2022 yılında grup, İsveçli vokalist Erik Grönwall’u kadrosuna dahil etti. Grönwall, önceki yıllarda “Swedish Idol”u kazanmış ve H.E.A.T grubunda vokalist olarak yer almıştı. Onun katılımıyla 2022’de yayımlanan The Gang’s All Here albümü, grubun eski ruhunu bir ölçüde geri getirdi. Bu albümde grubun eski stiline göz kırpan parçalar yer aldı ve hem eski hayranlardan hem de yeni dinleyicilerden olumlu yorumlar aldı.
Skid Row’un Mirası
Skid Row, kariyerinin zirve döneminde glam metal ile heavy metal arasında köprü kurabilen ender gruplardan biri olmuştur. Özellikle ilk iki albümü, 1980’lerin sonlarında ve 1990’ların başlarında heavy metalin nasıl evrildiğini gösteren güçlü örneklerdir.
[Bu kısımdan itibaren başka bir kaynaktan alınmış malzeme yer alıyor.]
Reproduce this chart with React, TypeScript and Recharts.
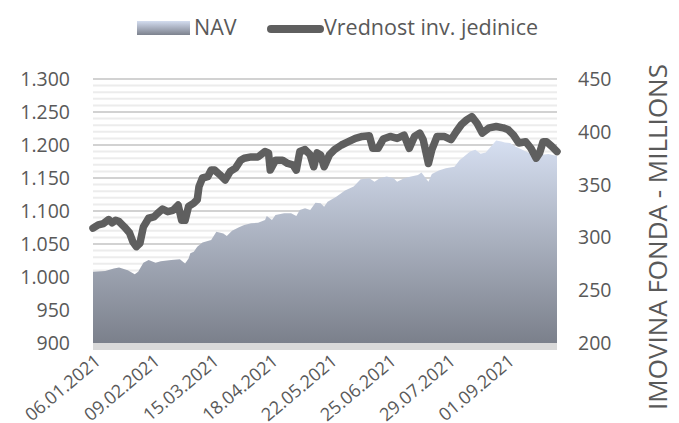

Sebastian Bach’ın karizmatik vokalleri, Dave Sabo ve Scotti Hill’in gitar kombinasyonları, Rachel Bolan’ın güçlü bas yürüyüşleri ve Rob Affuso’nun teknik davulları ile Skid Row, zamanının ötesinde bir enerjiye sahipti. MTV ve arena konserleri çağında doğan bu grup, günümüzde hâlâ ayakta ve aktif şekilde turnelerine devam ediyor.
Etkilediği Sanatçılar ve Kültürel Etkisi
Skid Row, özellikle “Youth Gone Wild” gibi parçalarla gençlik kültürüne büyük etki yapmış, aynı zamanda birçok genç müzisyene ilham kaynağı olmuştur. Grup, yalnızca bir glam metal grubu değil, aynı zamanda güçlü bir heavy metal sesiyle hem klasik metal hayranlarını hem de melodik rock severleri kendine çekmiştir.
Sebastian Bach’ın sahnedeki teatral ve enerjik duruşu, günümüzde birçok vokalistin referans noktalarından biri olmuştur. Grubun şarkıları birçok filmde, dizide ve video oyununda yer alarak kültürel anlamda iz bırakmıştır.